Records from a collection
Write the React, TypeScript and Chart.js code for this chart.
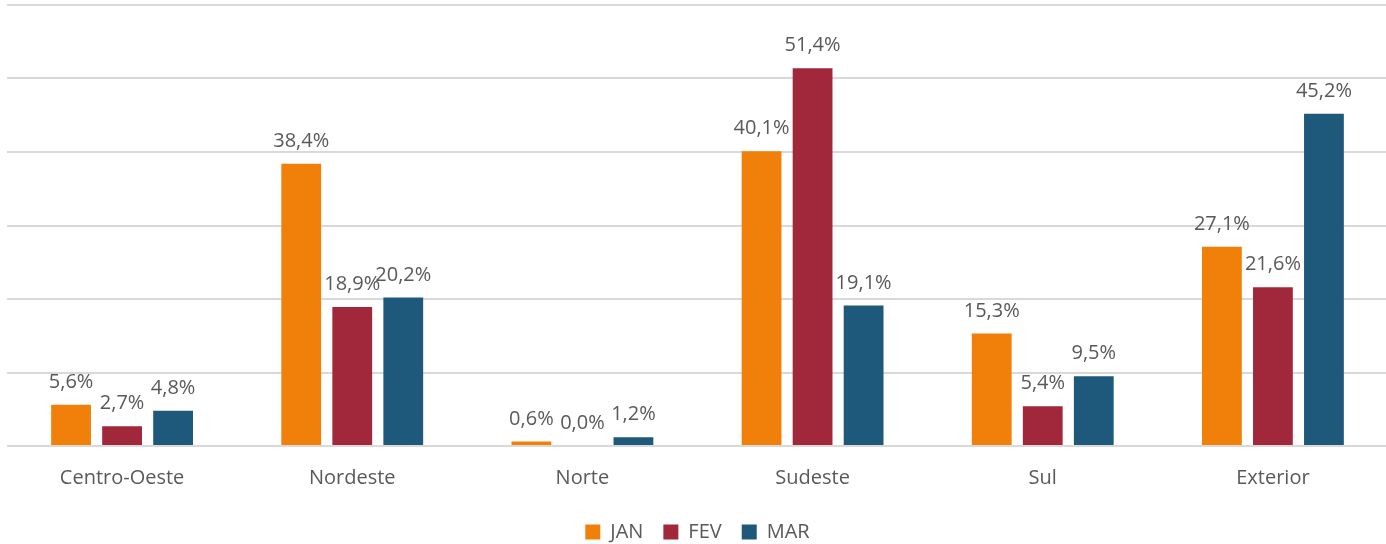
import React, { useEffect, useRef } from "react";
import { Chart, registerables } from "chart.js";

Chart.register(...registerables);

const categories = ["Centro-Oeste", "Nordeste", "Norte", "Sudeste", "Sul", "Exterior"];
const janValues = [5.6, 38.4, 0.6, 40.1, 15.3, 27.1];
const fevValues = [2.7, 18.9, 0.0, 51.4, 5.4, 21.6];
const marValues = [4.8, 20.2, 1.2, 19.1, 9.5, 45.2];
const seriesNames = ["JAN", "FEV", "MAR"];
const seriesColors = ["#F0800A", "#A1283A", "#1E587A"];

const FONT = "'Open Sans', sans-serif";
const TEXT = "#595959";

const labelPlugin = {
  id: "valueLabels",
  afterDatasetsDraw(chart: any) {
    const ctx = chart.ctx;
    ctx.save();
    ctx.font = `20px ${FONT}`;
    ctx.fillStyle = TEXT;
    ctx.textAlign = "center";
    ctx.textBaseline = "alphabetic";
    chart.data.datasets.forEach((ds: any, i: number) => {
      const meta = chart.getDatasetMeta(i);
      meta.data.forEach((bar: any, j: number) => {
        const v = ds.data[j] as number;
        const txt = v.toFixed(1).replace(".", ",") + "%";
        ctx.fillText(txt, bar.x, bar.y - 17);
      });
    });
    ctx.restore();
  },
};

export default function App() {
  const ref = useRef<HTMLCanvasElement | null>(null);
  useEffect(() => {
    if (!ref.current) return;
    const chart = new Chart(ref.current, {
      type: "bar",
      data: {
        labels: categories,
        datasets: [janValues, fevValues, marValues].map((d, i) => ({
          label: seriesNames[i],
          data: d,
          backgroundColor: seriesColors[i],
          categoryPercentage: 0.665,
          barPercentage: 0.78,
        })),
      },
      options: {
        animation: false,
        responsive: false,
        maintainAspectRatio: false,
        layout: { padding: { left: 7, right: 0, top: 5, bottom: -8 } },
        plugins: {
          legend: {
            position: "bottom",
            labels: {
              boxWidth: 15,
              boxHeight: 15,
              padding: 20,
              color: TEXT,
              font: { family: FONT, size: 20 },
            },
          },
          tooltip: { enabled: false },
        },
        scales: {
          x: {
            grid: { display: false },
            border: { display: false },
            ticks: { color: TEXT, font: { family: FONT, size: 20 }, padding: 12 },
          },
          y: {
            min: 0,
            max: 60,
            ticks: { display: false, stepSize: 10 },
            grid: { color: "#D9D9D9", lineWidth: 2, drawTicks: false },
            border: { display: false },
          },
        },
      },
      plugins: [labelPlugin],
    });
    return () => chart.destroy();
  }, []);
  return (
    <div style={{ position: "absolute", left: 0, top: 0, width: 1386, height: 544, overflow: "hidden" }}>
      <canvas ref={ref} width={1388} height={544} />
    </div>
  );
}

---

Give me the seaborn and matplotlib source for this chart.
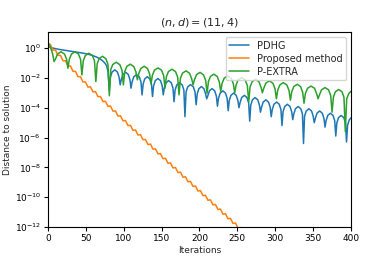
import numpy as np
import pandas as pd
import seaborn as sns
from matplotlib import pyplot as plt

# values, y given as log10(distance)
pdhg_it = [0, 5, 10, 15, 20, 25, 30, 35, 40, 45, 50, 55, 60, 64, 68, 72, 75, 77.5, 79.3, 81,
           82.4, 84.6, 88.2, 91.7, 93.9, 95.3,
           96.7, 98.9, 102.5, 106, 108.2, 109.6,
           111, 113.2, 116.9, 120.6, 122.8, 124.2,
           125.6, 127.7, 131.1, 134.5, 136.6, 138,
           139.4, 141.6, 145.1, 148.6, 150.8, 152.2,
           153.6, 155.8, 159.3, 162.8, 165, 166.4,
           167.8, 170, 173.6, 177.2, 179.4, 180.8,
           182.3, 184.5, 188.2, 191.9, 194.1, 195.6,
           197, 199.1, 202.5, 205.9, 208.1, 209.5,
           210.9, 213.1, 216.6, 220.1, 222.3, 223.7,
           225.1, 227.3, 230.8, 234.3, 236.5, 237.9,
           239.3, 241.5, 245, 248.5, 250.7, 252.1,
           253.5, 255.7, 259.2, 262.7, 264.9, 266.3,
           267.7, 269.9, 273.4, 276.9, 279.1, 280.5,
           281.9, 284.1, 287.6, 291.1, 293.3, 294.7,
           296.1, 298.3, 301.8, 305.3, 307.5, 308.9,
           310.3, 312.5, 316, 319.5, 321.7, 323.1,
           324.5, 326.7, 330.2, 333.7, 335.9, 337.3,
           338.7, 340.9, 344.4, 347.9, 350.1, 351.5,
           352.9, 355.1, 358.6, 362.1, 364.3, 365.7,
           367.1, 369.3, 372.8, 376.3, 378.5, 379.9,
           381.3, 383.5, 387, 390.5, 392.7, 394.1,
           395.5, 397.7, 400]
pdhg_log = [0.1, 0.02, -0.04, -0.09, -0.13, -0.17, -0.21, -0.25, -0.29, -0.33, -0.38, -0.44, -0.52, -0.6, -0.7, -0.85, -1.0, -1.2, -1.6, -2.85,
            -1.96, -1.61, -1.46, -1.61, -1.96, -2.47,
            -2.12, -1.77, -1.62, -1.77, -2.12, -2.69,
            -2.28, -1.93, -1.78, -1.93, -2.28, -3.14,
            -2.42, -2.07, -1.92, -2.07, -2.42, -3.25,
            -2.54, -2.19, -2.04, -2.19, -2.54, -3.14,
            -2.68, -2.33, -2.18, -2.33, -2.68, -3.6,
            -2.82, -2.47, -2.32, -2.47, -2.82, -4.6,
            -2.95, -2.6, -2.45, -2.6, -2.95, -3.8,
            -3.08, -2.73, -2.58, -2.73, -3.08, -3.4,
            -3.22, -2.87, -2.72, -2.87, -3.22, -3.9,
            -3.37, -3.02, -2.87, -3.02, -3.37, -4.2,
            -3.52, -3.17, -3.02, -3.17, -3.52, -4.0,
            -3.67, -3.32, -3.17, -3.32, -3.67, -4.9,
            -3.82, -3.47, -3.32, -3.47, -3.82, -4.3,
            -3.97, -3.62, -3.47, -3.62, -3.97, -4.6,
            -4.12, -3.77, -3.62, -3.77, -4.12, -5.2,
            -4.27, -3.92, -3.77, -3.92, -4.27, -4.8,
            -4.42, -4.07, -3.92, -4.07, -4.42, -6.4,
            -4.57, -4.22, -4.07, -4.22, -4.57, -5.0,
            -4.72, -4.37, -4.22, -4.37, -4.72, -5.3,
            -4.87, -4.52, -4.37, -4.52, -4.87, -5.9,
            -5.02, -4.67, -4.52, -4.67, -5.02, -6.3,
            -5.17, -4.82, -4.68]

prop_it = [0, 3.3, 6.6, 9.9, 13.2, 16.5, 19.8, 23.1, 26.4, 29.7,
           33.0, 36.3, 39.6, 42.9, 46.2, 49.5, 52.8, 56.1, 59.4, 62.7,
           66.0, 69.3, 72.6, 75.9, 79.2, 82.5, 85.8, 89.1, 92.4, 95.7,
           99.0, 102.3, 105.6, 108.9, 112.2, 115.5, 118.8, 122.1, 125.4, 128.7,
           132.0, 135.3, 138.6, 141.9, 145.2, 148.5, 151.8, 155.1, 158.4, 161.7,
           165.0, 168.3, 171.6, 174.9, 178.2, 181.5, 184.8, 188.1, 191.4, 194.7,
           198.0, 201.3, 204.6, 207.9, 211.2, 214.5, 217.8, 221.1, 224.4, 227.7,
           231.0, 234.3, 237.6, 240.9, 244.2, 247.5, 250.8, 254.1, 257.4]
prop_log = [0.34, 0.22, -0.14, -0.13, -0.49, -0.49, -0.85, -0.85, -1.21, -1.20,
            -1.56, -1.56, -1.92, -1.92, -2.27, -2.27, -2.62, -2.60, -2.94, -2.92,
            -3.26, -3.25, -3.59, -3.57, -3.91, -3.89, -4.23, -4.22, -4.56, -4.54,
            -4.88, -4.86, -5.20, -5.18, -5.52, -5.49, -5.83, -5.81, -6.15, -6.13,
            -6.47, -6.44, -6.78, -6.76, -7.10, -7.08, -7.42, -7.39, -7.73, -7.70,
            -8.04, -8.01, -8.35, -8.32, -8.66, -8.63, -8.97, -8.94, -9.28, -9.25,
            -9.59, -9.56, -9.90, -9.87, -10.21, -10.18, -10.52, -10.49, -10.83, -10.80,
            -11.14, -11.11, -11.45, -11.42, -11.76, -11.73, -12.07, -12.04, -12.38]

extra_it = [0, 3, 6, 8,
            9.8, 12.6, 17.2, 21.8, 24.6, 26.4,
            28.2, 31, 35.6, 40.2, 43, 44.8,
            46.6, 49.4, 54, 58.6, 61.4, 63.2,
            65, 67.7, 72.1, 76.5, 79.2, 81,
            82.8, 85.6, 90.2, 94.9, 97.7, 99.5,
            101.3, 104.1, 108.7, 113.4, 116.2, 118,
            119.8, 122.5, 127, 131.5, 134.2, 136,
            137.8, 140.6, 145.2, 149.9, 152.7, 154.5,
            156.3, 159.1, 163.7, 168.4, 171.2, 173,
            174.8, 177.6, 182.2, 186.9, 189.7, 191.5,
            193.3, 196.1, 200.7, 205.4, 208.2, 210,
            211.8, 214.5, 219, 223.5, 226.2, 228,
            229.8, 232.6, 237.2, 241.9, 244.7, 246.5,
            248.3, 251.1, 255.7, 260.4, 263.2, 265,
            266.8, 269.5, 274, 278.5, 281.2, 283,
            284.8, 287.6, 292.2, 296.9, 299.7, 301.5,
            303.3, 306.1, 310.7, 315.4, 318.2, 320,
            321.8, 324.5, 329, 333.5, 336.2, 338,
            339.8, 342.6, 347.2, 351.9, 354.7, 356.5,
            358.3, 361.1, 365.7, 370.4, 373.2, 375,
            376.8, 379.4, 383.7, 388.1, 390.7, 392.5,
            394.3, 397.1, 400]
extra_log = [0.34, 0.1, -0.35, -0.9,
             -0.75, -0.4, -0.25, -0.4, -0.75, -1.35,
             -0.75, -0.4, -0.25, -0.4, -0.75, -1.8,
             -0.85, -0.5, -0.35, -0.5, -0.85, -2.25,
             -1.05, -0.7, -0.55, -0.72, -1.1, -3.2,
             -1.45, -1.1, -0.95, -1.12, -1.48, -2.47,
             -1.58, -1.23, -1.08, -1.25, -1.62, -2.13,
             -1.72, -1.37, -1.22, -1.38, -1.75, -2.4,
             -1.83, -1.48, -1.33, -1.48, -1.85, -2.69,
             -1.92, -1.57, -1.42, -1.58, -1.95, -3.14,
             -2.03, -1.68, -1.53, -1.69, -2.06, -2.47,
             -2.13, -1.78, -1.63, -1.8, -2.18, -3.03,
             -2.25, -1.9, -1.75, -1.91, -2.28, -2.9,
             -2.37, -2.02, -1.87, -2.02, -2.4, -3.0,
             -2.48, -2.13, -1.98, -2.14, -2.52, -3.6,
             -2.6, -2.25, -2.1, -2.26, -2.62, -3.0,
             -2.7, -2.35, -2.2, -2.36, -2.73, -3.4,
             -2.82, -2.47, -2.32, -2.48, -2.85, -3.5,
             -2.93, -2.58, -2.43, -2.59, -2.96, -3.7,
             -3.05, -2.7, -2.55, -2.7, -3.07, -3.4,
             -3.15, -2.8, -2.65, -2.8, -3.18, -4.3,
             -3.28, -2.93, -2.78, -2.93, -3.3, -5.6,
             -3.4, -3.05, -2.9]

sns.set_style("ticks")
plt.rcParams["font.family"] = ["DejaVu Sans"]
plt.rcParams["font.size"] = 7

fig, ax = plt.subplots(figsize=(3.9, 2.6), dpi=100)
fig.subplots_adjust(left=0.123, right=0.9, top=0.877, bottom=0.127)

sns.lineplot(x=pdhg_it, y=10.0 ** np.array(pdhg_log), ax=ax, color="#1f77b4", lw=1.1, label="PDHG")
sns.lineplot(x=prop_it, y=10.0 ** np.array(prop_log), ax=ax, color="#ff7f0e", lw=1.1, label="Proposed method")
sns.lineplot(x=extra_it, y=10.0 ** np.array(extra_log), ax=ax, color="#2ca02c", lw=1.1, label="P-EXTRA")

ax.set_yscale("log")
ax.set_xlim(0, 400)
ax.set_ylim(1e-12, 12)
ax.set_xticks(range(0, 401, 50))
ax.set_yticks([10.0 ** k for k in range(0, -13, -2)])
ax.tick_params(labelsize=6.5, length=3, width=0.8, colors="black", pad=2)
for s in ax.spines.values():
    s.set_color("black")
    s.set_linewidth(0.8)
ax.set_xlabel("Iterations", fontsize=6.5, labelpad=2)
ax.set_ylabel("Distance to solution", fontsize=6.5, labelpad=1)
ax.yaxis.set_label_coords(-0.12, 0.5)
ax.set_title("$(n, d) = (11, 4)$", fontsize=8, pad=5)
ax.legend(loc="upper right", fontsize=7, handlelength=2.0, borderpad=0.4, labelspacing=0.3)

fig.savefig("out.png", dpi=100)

- Your instructions
In the listing above, find the line containing "Give me the" and the line containing "from matplotlib import pyplot as plt". Print those two lines and every line between them exactly, with no pictures.

- Problem solution
Give me the seaborn and matplotlib source for this chart.
import numpy as np
import pandas as pd
import seaborn as sns
from matplotlib import pyplot as plt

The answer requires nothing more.